Wednesday, December 16, 2009

Mountain climbing

So this week's news has been all taken up with the three climbers who went missing on Mount Hood. One has been found, dead. The other two are still missing, but the weather has turned severe enough that the search has been halted indefinitely, and I'm hearing that there's less than a one percent chance that they're still alive. This story keeps grabbing my attention in part because it's touched off a debate about whether all climbers should carry beacons. It's also dredged up a loose end from the talk I gave to the incoming frosh last August, a loose end I wound up not including.

Nearly all college students bellyache about the core. They don't understand why they have to take classes from departments outside their major. Some think that they do understand, and the reasons they come up with don't cast us in a very good light: it's busy work, it brings in tuition money for the school. I'm frequently surprised at how many of my very good, very mature students are the loudest to complain about having to take core classes.

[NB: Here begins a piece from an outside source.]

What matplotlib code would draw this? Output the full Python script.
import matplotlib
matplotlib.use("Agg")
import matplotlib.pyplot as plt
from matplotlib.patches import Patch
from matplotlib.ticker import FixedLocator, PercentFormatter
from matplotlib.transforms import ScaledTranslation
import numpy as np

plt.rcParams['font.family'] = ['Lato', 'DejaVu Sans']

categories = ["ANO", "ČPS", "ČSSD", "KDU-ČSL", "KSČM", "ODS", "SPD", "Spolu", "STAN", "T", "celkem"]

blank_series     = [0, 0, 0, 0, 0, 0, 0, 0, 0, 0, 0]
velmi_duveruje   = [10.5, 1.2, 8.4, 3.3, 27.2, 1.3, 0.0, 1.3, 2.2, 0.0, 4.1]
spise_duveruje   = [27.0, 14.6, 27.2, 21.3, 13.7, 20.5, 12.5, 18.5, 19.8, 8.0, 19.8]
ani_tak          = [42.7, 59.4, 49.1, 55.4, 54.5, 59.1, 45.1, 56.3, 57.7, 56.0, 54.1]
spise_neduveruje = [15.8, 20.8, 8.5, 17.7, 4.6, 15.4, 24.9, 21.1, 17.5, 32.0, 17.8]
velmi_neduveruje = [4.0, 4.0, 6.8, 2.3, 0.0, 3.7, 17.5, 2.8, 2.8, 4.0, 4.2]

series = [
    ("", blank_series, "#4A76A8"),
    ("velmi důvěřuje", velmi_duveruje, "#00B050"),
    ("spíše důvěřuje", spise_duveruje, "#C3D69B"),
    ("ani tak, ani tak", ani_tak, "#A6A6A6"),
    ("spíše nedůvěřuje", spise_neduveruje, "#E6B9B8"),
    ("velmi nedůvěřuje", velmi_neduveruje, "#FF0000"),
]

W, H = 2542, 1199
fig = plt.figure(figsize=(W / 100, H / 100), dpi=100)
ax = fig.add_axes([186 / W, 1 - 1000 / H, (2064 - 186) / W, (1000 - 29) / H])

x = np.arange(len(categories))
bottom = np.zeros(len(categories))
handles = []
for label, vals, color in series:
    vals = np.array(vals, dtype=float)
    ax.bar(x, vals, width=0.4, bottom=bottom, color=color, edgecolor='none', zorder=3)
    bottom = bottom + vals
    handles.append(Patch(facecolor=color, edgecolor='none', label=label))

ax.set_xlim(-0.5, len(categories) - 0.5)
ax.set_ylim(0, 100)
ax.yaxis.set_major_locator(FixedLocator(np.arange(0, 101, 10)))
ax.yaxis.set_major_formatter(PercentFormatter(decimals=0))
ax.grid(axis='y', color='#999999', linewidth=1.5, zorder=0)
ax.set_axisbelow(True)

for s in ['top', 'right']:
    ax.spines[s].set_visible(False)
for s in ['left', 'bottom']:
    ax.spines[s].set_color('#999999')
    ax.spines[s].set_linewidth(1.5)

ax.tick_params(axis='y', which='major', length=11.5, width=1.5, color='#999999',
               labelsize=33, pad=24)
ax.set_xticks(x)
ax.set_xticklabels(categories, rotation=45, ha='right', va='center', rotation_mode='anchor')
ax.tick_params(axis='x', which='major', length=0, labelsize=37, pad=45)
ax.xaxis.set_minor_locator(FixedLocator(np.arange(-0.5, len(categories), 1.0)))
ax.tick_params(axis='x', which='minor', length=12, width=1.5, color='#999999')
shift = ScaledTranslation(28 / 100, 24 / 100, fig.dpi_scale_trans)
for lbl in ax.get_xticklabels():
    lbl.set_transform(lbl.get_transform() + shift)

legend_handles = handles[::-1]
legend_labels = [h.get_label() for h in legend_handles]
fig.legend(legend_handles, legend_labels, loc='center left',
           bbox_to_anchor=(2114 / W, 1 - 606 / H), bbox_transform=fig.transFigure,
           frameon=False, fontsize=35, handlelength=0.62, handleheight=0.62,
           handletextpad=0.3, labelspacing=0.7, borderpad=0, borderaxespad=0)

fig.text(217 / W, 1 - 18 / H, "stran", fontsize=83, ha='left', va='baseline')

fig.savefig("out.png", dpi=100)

I planned to set aside some time in my talk with the frosh to take up this very subject, and this is how I was going to introduce it: when I lived in Arizona, I used to hear on the news about pinheads taking off to hike the Grand Canyon in the middle of August and taking nothing with them. No backpack, no cell phone, no water, nothing. And, naturally, a lot of them ran into trouble that they didn't see coming, and had to be rescued. Now it certainly should be possible to go on a hike without bringing along a cell phone: the cell phone does nothing to help me put one foot in front of the other. But a wise person will bring along a cell phone in case something unexpected does happen.

This Mount Hood story has a lot of folks demanding that reckless hikers and climbers who need rescuing be billed for the rescue, or even that certain zones be declared no-rescue zones; if you enter them, and something goes wrong, well, been nice knowing you. Most of us have a very easy time identifying sloppy and inadequate preparation in other people's behavior, and seeing it as a very clear-cut and egregious wrong, the kind we would never commit.

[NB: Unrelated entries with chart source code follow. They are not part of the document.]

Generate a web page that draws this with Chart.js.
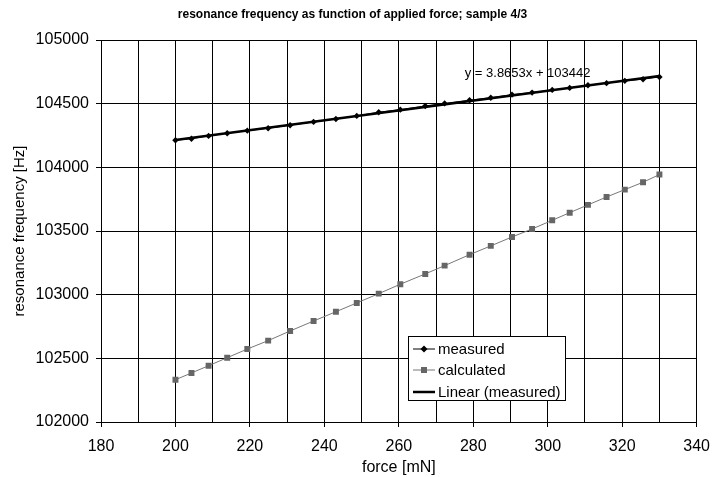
<!DOCTYPE html>
<html>
<head>
<meta charset="utf-8">
<script src="https://cdn.jsdelivr.net/npm/chart.js@4/dist/chart.umd.min.js"></script>
<style>
  body { margin: 0; background: #fff; }
  #wrap { width: 720px; height: 477px; }
</style>
</head>
<body>
<div id="wrap"><canvas id="chart" width="720" height="477"></canvas></div>
<script>
// values
let force = [200, 204.3, 208.9, 213.9, 219.3, 224.9, 230.8, 237.1, 243.1, 248.7, 254.6, 260.4, 267.1,
  272.3, 279.0, 284.7, 290.4, 295.8, 301.2, 305.9, 310.8, 315.8, 320.7, 325.6, 330];
let measured = [104213, 104225, 104247, 104268, 104288, 104307, 104331, 104357, 104380, 104404, 104433, 104453, 104482,
  104502, 104527, 104547, 104571, 104587, 104608, 104624, 104645, 104661, 104679, 104692, 104710];
let calculated = [102332, 102385, 102442, 102505, 102573, 102639, 102715, 102793, 102866, 102935, 103008, 103082, 103163,
  103228, 103314, 103383, 103453, 103516, 103584, 103644, 103705, 103767, 103825, 103883, 103943];
let trendForce = [200, 330];
let trendFreq = [104215, 104718];
let trendText = 'y = 3.8653x + 103442';
let seriesNames = ['measured', 'calculated', 'Linear (measured)'];

const FONT = "'Liberation Sans', Arial, sans-serif";

function pts(xs, ys) {
  return xs.map((x, i) => ({ x: x, y: ys[i] }));
}

// legend box inside the plot + trendline equation
let extras = {
  id: 'extras',
  afterDraw(chart) {
    let ctx = chart.ctx;
    let xs = chart.scales.x, ys = chart.scales.y;
    ctx.save();
    ctx.font = '13px ' + FONT;
    ctx.fillStyle = '#000';
    ctx.textAlign = 'left';
    ctx.textBaseline = 'middle';
    ctx.fillText(trendText, xs.getPixelForValue(277.7), ys.getPixelForValue(104740));

    let bx = 408.5, by = 336.5, bw = 157, bh = 64;
    ctx.fillStyle = '#fff';
    ctx.fillRect(bx, by, bw, bh);
    ctx.strokeStyle = '#000';
    ctx.lineWidth = 1;
    ctx.strokeRect(bx, by, bw, bh);

    let rows = [349, 370, 392];
    // measured
    ctx.beginPath(); ctx.moveTo(413, rows[0]); ctx.lineTo(435, rows[0]); ctx.stroke();
    ctx.fillStyle = '#000';
    ctx.beginPath(); ctx.moveTo(424, rows[0] - 3.5); ctx.lineTo(427.5, rows[0]); ctx.lineTo(424, rows[0] + 3.5); ctx.lineTo(420.5, rows[0]); ctx.closePath(); ctx.fill();
    // calculated
    ctx.strokeStyle = '#777';
    ctx.beginPath(); ctx.moveTo(413, rows[1]); ctx.lineTo(435, rows[1]); ctx.stroke();
    ctx.fillStyle = '#666';
    ctx.fillRect(421, rows[1] - 3, 6, 6);
    // linear
    ctx.strokeStyle = '#000';
    ctx.lineWidth = 2.5;
    ctx.beginPath(); ctx.moveTo(413, rows[2]); ctx.lineTo(435, rows[2]); ctx.stroke();

    ctx.font = '15px ' + FONT;
    ctx.fillStyle = '#000';
    seriesNames.forEach((n, i) => ctx.fillText(n, 438, rows[i] + 1));
    ctx.restore();
  }
};

let chartEl = document.getElementById('chart');
let config = {
  type: 'line',
  data: {
    datasets: [
      {
        label: seriesNames[0],
        data: pts(force, measured),
        borderColor: '#000',
        backgroundColor: '#000',
        borderWidth: 1,
        pointStyle: 'rectRot',
        pointRadius: 3.2,
        pointBorderWidth: 0,
        order: 0
      },
      {
        label: seriesNames[2],
        data: pts(trendForce, trendFreq),
        borderColor: '#000',
        borderWidth: 2.5,
        pointRadius: 0,
        order: 1
      },
      {
        label: seriesNames[1],
        data: pts(force, calculated),
        borderColor: '#777',
        backgroundColor: '#666',
        borderWidth: 1,
        pointStyle: 'rect',
        pointRadius: 4.2,
        pointBorderWidth: 0,
        order: 2
      }
    ]
  },
  options: {
    responsive: false,
    animation: false,
    devicePixelRatio: 1,
    layout: { padding: { top: 0, right: 15, bottom: 0, left: 0 } },
    plugins: {
      legend: { display: false },
      tooltip: { enabled: false },
      title: {
        display: true,
        text: 'resonance frequency as function of applied force; sample 4/3',
        color: '#000',
        font: { family: FONT, size: 12, weight: 'bold' },
        padding: { top: 7, bottom: 18.6 }
      }
    },
    scales: {
      x: {
        type: 'linear',
        min: 180,
        max: 340,
        afterFit: s => { s.height = 55; },
        ticks: {
          stepSize: 10,
          autoSkip: false,
          maxRotation: 0,
          padding: 10,
          color: '#000',
          font: { family: FONT, size: 16 },
          callback: v => (v % 20 === 0 ? String(v) : '')
        },
        grid: {
          color: '#000',
          tickLength: 5,
          tickColor: c => (c.tick && c.tick.value % 20 === 0 ? '#000' : 'rgba(0,0,0,0)')
        },
        border: { color: '#000' },
        title: {
          display: true,
          text: 'force [mN]',
          color: '#000',
          font: { family: FONT, size: 16 },
          padding: 0
        }
      },
      y: {
        min: 102000,
        max: 105000,
        afterFit: s => { s.width = 101; },
        ticks: {
          stepSize: 500,
          padding: 7,
          color: '#000',
          font: { family: FONT, size: 16 },
          callback: v => String(v)
        },
        grid: { color: '#000', tickLength: 5, tickColor: '#000' },
        border: { color: '#000' },
        title: {
          display: true,
          text: 'resonance frequency [Hz]',
          color: '#000',
          font: { family: FONT, size: 15 },
          padding: { top: 11, bottom: 0 }
        }
      }
    }
  },
  plugins: [extras]
};
let chart = new Chart(chartEl, config);
</script>
</body>
</html>
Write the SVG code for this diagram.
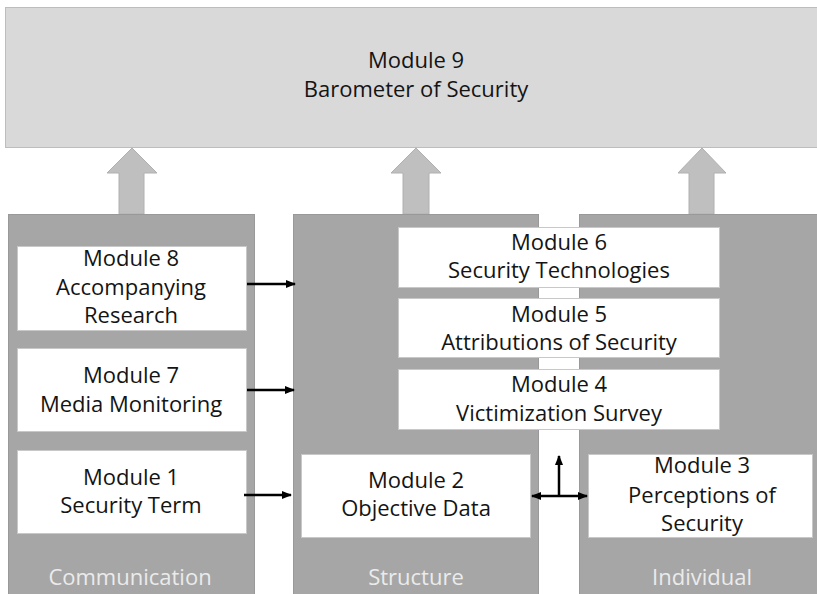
<svg xmlns="http://www.w3.org/2000/svg" width="817" height="594" viewBox="0 0 817 594">
<style>
.t{font-family:"Open Sans","Liberation Sans",sans-serif;font-size:22px;fill:#141414;text-anchor:middle}
.pl{font-family:"Open Sans","Liberation Sans",sans-serif;font-size:22px;fill:#ebebeb;text-anchor:middle}
.panel{fill:#a6a6a6;stroke:#999999;stroke-width:1}
.box{fill:#ffffff;stroke:#c8c8c8;stroke-width:1}
.up{fill:#bfbfbf;stroke:#b0b0b0;stroke-width:1}
.c{stroke:#000000;stroke-width:2.5;fill:none}
</style>
<defs>
<marker id="ah" viewBox="0 0 10 10" refX="9" refY="5" markerWidth="4.2" markerHeight="4.2" orient="auto-start-reverse" markerUnits="strokeWidth">
<path d="M0,1 L10,5 L0,9 z" fill="#000000"/>
</marker>
</defs>
<rect width="817" height="594" fill="#ffffff"/>

<g id="module9">
<rect x="5.5" y="7.5" width="820" height="140" fill="#d9d9d9" stroke="#bdbdbd" stroke-width="1"/>
<text class="t" x="416" y="68">Module 9</text>
<text class="t" x="416" y="97">Barometer of Security</text>
</g>

<g id="up-arrows">
<polygon class="up" points="119,214 119,173 107,173 132,148 157,173 144,173 144,214"/>
<polygon class="up" points="403,214 403,173 391,173 416,148 441,173 429,173 429,214"/>
<polygon class="up" points="689,214 689,173 678,173 702,148 726,173 714,173 714,214"/>
</g>

<g id="panel-communication">
<rect class="panel" x="8.5" y="214.5" width="246" height="385"/>
<text class="pl" x="130" y="585">Communication</text>
</g>
<g id="panel-structure">
<rect class="panel" x="293.5" y="214.5" width="245" height="385"/>
<text class="pl" x="416" y="585">Structure</text>
</g>
<g id="panel-individual">
<rect class="panel" x="579.5" y="214.5" width="245" height="385"/>
<text class="pl" x="702" y="585">Individual</text>
</g>

<g id="module8">
<rect class="box" x="17.5" y="246.5" width="229" height="84"/>
<text class="t" x="131" y="266">Module 8</text>
<text class="t" x="131" y="295">Accompanying</text>
<text class="t" x="131" y="323">Research</text>
</g>
<g id="module7">
<rect class="box" x="17.5" y="348.5" width="229" height="83"/>
<text class="t" x="131" y="383">Module 7</text>
<text class="t" x="131" y="412">Media Monitoring</text>
</g>
<g id="module1">
<rect class="box" x="17.5" y="450.5" width="229" height="83"/>
<text class="t" x="131" y="485">Module 1</text>
<text class="t" x="131" y="513">Security Term</text>
</g>

<g id="module6">
<rect class="box" x="398.5" y="227.5" width="321" height="60"/>
<text class="t" x="559" y="250">Module 6</text>
<text class="t" x="559" y="278">Security Technologies</text>
</g>
<g id="module5">
<rect class="box" x="398.5" y="298.5" width="321" height="59"/>
<text class="t" x="559" y="322">Module 5</text>
<text class="t" x="559" y="350">Attributions of Security</text>
</g>
<g id="module4">
<rect class="box" x="398.5" y="369.5" width="321" height="60"/>
<text class="t" x="559" y="392">Module 4</text>
<text class="t" x="559" y="421">Victimization Survey</text>
</g>
<g id="module2">
<rect class="box" x="301.5" y="454.5" width="229" height="83"/>
<text class="t" x="416" y="488">Module 2</text>
<text class="t" x="416" y="516">Objective Data</text>
</g>
<g id="module3">
<rect class="box" x="588.5" y="454.5" width="224" height="83"/>
<text class="t" x="702" y="473">Module 3</text>
<text class="t" x="702" y="503">Perceptions of</text>
<text class="t" x="702" y="531">Security</text>
</g>

<g id="connectors">
<line class="c" x1="247" y1="284" x2="295" y2="284" marker-end="url(#ah)"/>
<line class="c" x1="247" y1="390" x2="294" y2="390" marker-end="url(#ah)"/>
<line class="c" x1="244" y1="495" x2="291" y2="495" marker-end="url(#ah)"/>
<line class="c" x1="532" y1="496" x2="587" y2="496" marker-start="url(#ah)" marker-end="url(#ah)"/>
<line class="c" x1="559" y1="496" x2="559" y2="456" marker-end="url(#ah)"/>
</g>
</svg>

But that same principle of necessary preparation for the unknown is in play when it comes to core classes. Nearly everyone changes career fields many times over the course of a lifespan. I, for example, am already in my second occupation, and it wouldn't surprise me at all if there were more changes in store down the road. We take core classes, loading up with extra knowledge of such things as history, social and natural sciences, and basic skills in writing and math, for the same reason that competent mountain climbers take along a camping stove. They likely don't enjoy shouldering the extra weight, but it is reasonably foreseeable that under certain circumstances, it will help them survive.

Unfortunately, necessary preparation is burdensome, and thus requires discipline, and people at this developmental stage have just emerged from under the externally imposed discipline of their parents, and are too giddy with relief from that emergence to be in a frame of mind to impose self-discipline from inside. But they're very ready, attitudinally, to look with disdain on hikers and climbers who set out on a journey unprepared. I just wish I could find a way to make that connection real for them, and make it deep and powerful enough that it would drive them toward cultivating a good attitude about boning up in core classes.